Undervalued Stock 3: Adobe (ADBE)
00:11:18

Adobe is an 'out of favor' stock, down 18% year-to-date and 26% over the past five years, mainly due to competitive concerns from Google's AI tools and Canva. However, its fundamentals show consistent revenue growth (around 10-11% annually) and significant earnings growth. Management is aggressively buying back shares, reducing the share count by 4% year-over-year. With a P/E ratio cut from 40 to 22 and a 6% free cash flow yield, Adobe is considered uniquely cheap compared to its caliber.

Undervalued Stock 4: Constellation Software (CSU.TO)
00:16:02

Constellation Software is a 'compounding machine' that acquires niche software companies. It is down 17% year-to-date but has delivered staggering long-term returns (over 560% in 10 years). The company boasts consistent revenue growth (around 16%) and a 20% year-over-year growth in free cash flow per share. It represents a high-quality company that is currently undervalued in a soaring market.

Undervalued Stock 5: Copart (CPRT)
00:17:21

Copart, a company operating a global online auction platform for salvaged vehicles, has seen its stock drop 20% year-to-date. Despite this, it has delivered nearly 1,000% returns over the past decade. The company has a strong moat due to its extensive network, insurance relationships, and proprietary software, allowing it to continually grow earnings and cash flows. Its valuation has plummeted from its typical 35-40 trailing P/E ratio, making it an attractive opportunity.

Macro Picture: Credit Market Concerns and Economic Outlook
00:19:27

The credit market is showing signs of frothiness, with investors gobbling up corporate debt at low rewards, causing concern among veterans like Howard Marks. He warns that 'the worst loans are made at the best of times', citing recent bankruptcies. However, economist Jeremy Seagull offers a more optimistic view, suggesting tame inflation and rising GDP estimates could lead to a continued positive economic environment. Meanwhile, the ultra-rich are reportedly pulling back from risk assets to preserve capital, indicating caution.

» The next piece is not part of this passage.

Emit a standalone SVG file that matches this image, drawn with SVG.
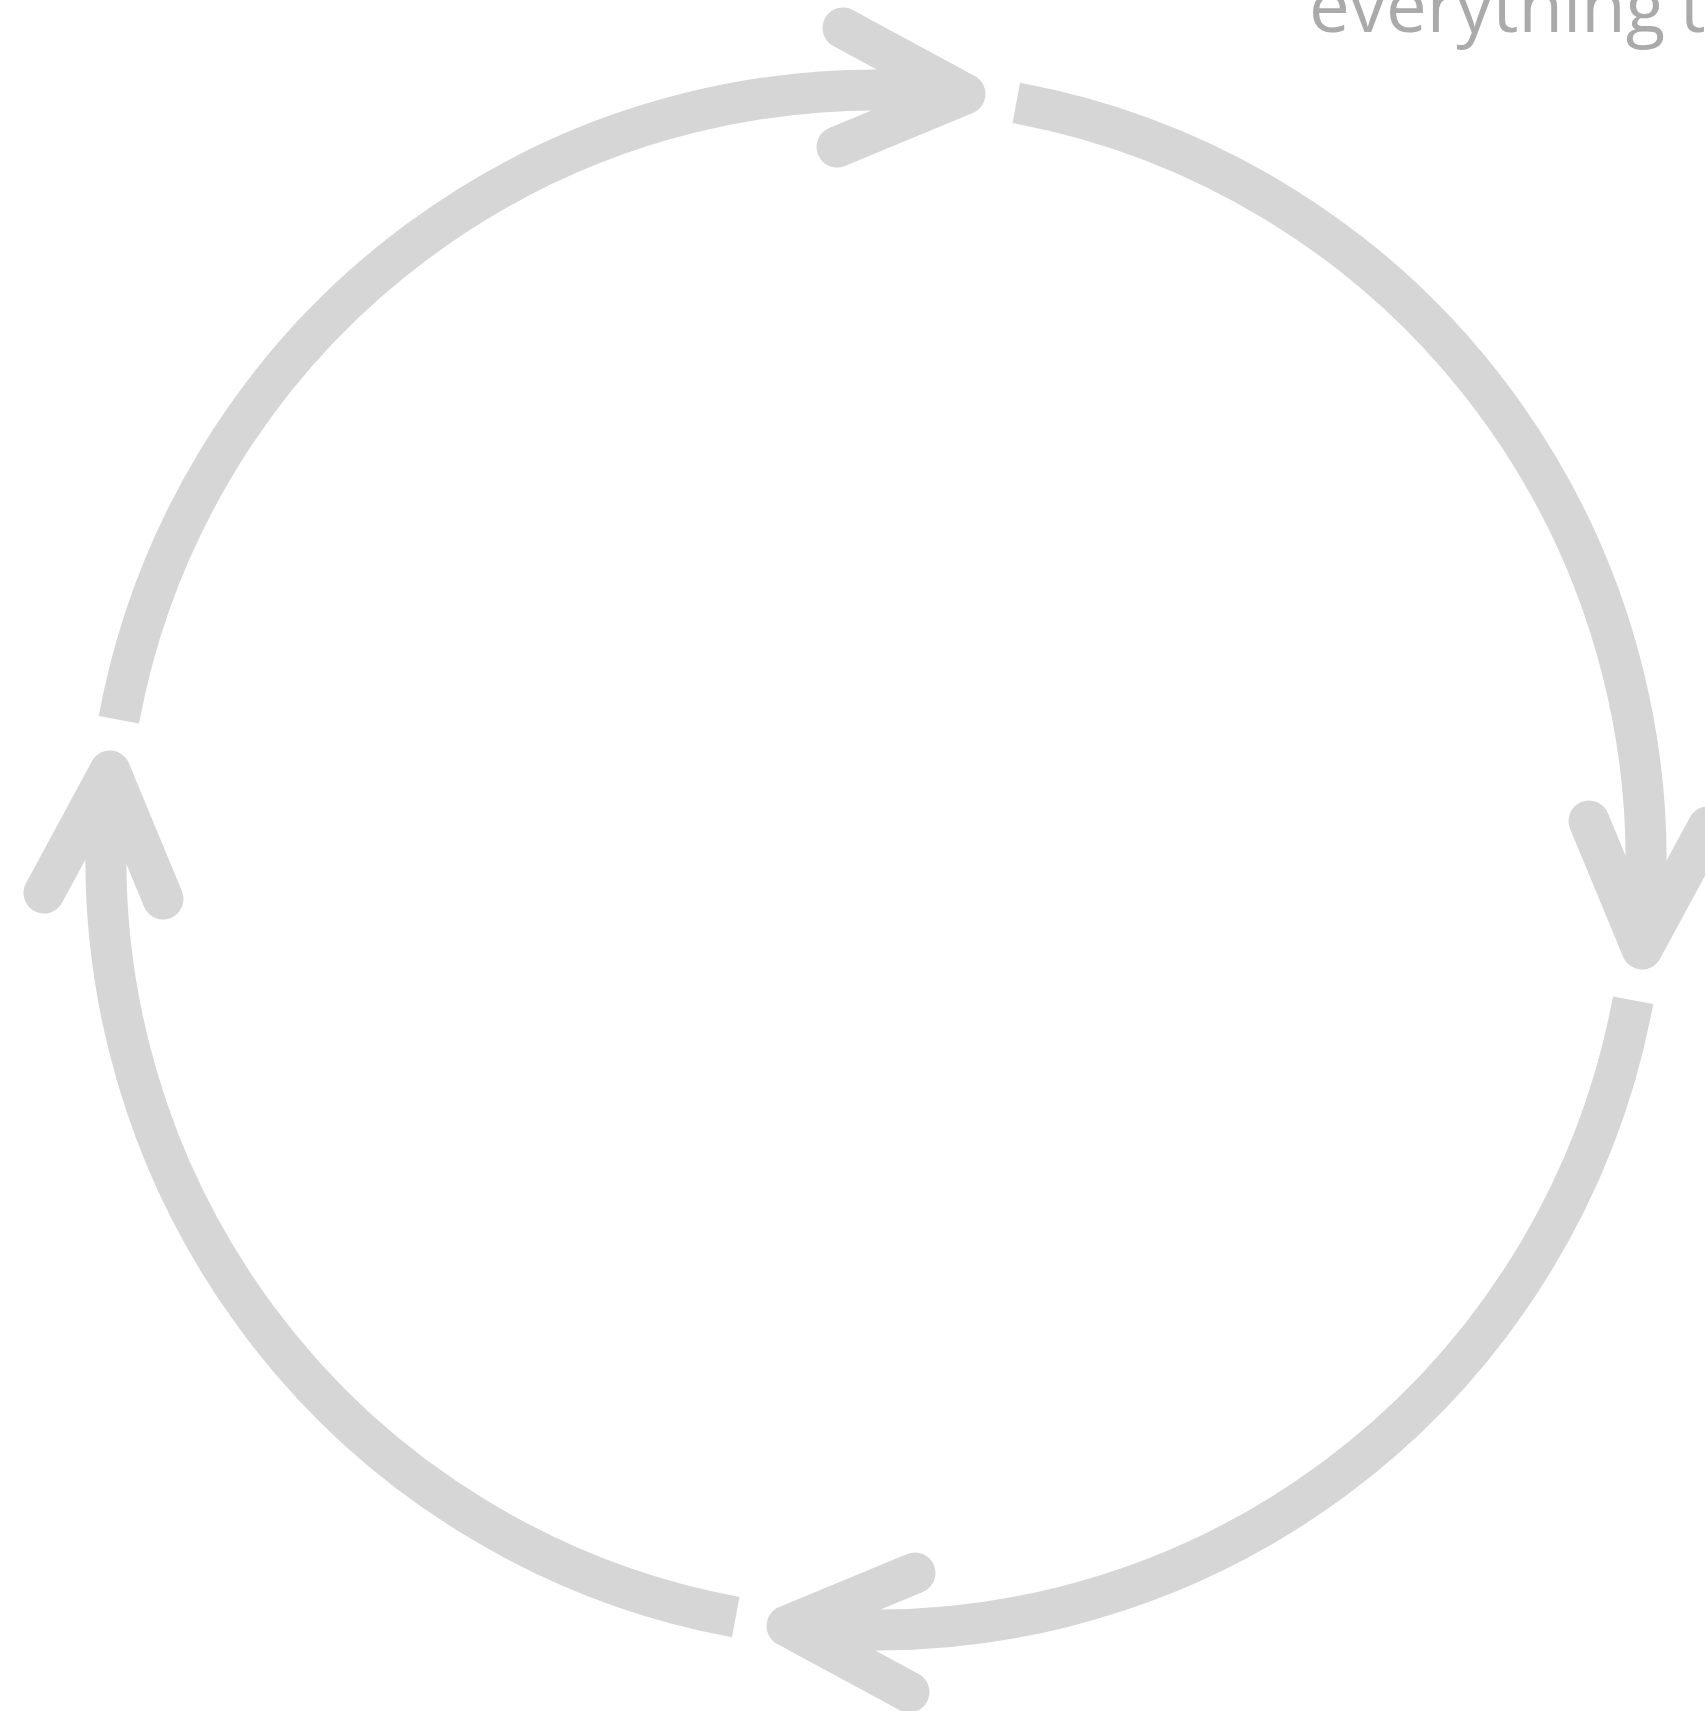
<svg xmlns="http://www.w3.org/2000/svg" width="1705" height="1711" viewBox="0 0 1705 1711">
<style>
.shaft{fill:none;stroke:#d6d6d6;stroke-width:41;stroke-linecap:butt}
.head{fill:none;stroke:#d6d6d6;stroke-width:41;stroke-linecap:round;stroke-linejoin:round}
.label{font-family:"Open Sans","Noto Sans",sans-serif;font-size:72.5px;fill:#aaaaaa;word-spacing:-4px}
</style>
<rect width="1705" height="1711" fill="#ffffff"/>
<g id="title">
<text class="label" x="1309" y="32">everything t</text>
</g>
<g id="connectors">
<g id="arrow-top">
<path class="shaft" d="M118.9,719.7 A770,770 0 0 1 964.8,95.1"/>
<path class="head" d="M843,28 L965,94 L837,147"/>
</g>
<g id="arrow-right">
<path class="shaft" d="M1016.3,102.9 A770,770 0 0 1 1640.9,948.8"/>
<path class="head" d="M1708,827 L1642,949 L1589,821"/>
</g>
<g id="arrow-bottom">
<path class="shaft" d="M1633.1,1000.3 A770,770 0 0 1 787.2,1624.9"/>
<path class="head" d="M909,1692 L787,1626 L915,1573"/>
</g>
<g id="arrow-left">
<path class="shaft" d="M735.7,1617.1 A770,770 0 0 1 111.1,771.2"/>
<path class="head" d="M44,893 L110,771 L163,899"/>
</g>
</g>
</svg>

EA Goes Private in Record LBO: Implications for the Gaming Industry
00:23:40

Electronic Arts (EA) is going private in a $55 billion leveraged buyout (LBO), led primarily by Saudi Arabia's public investment fund. This deal is significant as the largest LBO ever. The host expresses concern, citing the negative history of LBOs (e.g., Caesars, Toys R Us) and their tendency to amplify risk and lead to bankruptcy. He also worries that the immense debt load will put even greater pressure on EA to monetize games through microtransactions, exacerbating an existing problem in the video game industry.

Trump's Renewed Tariff Threat on Movies
00:27:11

President Trump is threatening a 100% tariff on any movie made outside the United States, claiming foreign countries are 'stealing' the movie-making business through tax incentives. The details of how such a tariff would be implemented and its scope are unclear, leaving the industry uncertain about its potential impact.

Fail of the Week: $30,000 Baby Naming Services
00:28:00

The 'fail of the week' spotlights a San Francisco woman who charges up to $30,000 to name babies, offering services like 'baby name branding campaigns' and 'genealogical investigations'. The host criticizes this as a 'grift,' reflecting a trend where wealthy individuals outsource even personal tasks like naming their children. He argues that paying someone else to name one's child is not only a failure but 'dishonorable,' as it's a responsibility parents should undertake themselves.